Welcome to OGeek Q&A Community for programmer and developer-Open, Learning and Share
Welcome To Ask or Share your Answers For Others

Categories

0 votes
447 views
in Technique[技术] by (71.8m points)

indexing - MySQL index usage query optimization

I have the following MySQL (MyISAM) table with about 3 Million rows.

CREATE TABLE `tasks` (
  `id` int(11) NOT NULL AUTO_INCREMENT,
  `node` smallint(6) NOT NULL,
  `pid` int(11) NOT NULL,
  `job` int(11) NOT NULL,
  `a_id` int(11) DEFAULT NULL,
  `user_id` int(11) NOT NULL,
  `state` int(11) NOT NULL,
  `start_time` int(11) NOT NULL,
  `end_time` int(11) NOT NULL,
  `stop_time` int(11) NOT NULL,
  `end_stream` int(11) NOT NULL,
  `message` varchar(255) DEFAULT NULL,
  `rate` float NOT NULL,
  `exiting` int(11) NOT NULL DEFAULT '0',
  `bytes` int(11) NOT NULL,
  `motion` tinyint(4) NOT NULL,
  PRIMARY KEY (`id`),
  KEY `a_id` (`a_id`),
  KEY `job` (`job`),
  KEY `state` (`state`),
  KEY `end_time` (`end_time`),
  KEY `start_time` (`start_time`),
) ENGINE=MyISAM AUTO_INCREMENT=100 DEFAULT CHARSET=utf8;

Now when I run the following query, MySQL is only using the a_id index and needs to scan a few thousand rows.

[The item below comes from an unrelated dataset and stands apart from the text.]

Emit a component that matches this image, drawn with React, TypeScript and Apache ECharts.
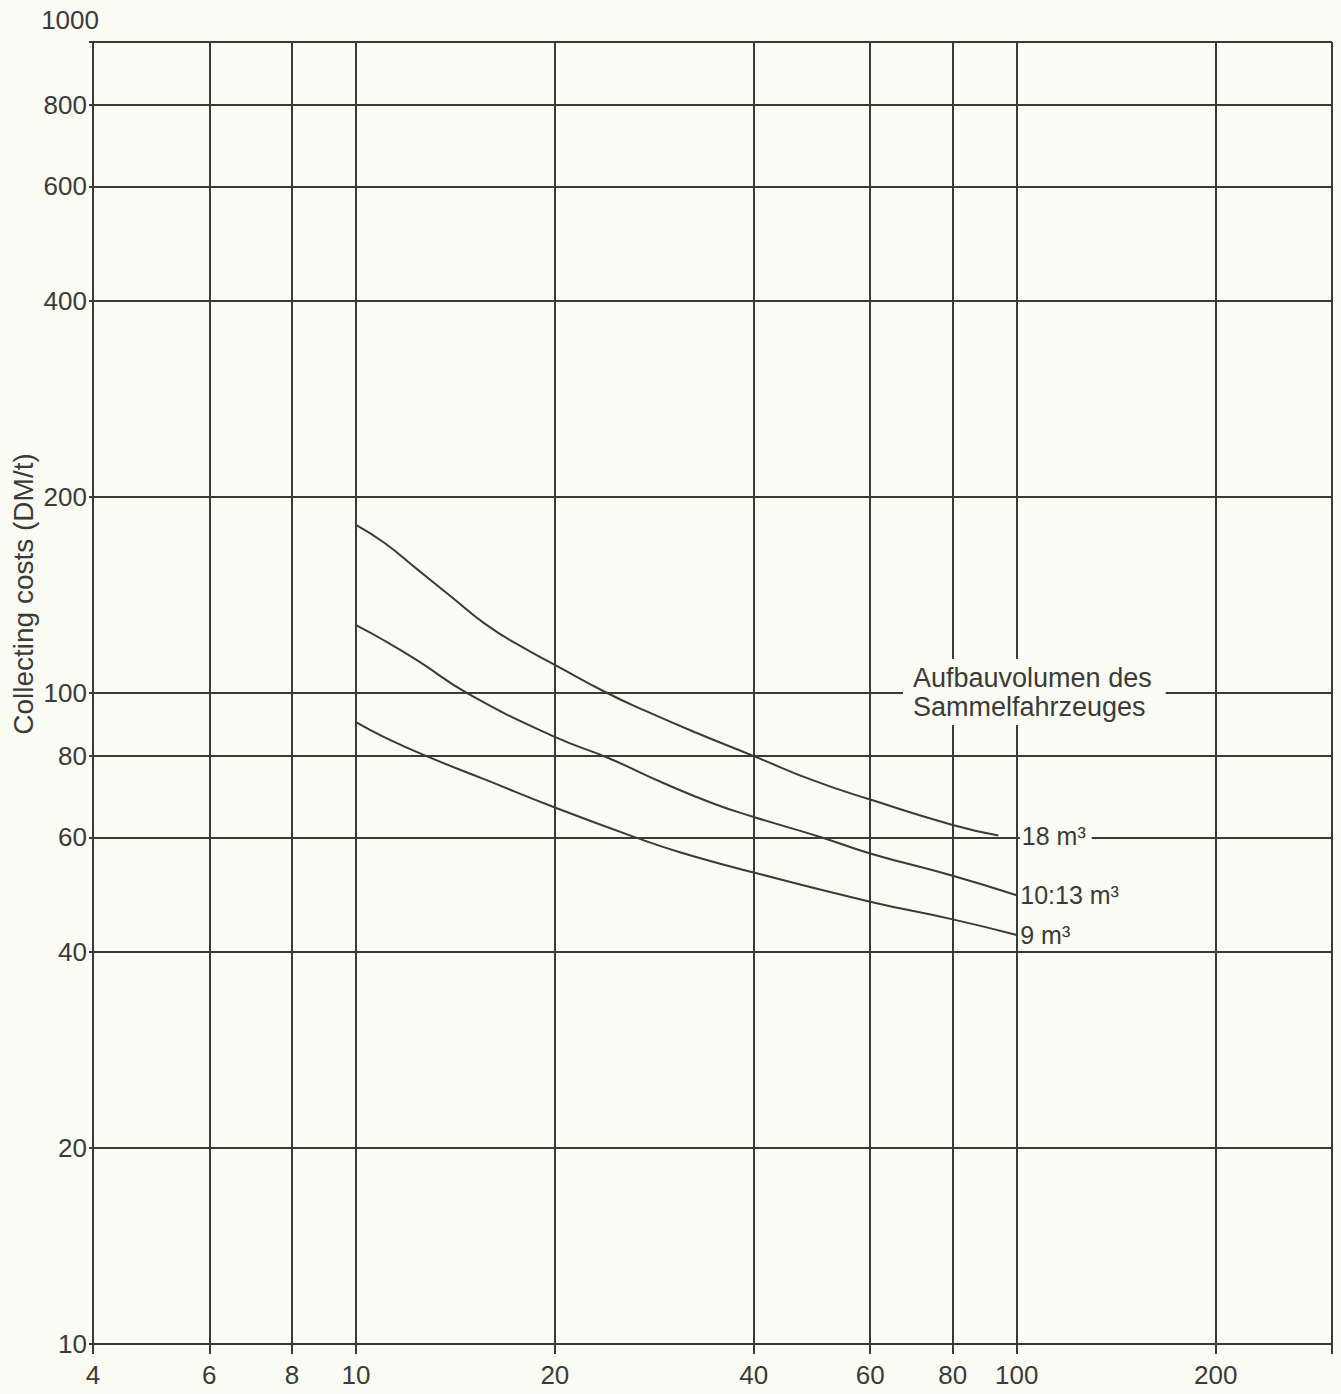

SELECT count(id) AS tries FROM `tasks` WHERE ( job='1' OR job='3' ) 
AND a_id='614' AND state >'80' AND state < '100' AND start_time >='1386538013';

When I add an additional index KEY newkey (a_id,state,start_time), MySQL is still trying to use a_id only and not newkey. Only when using the hint / force index in the query, it's been used. Changing the fields in the query around does not help.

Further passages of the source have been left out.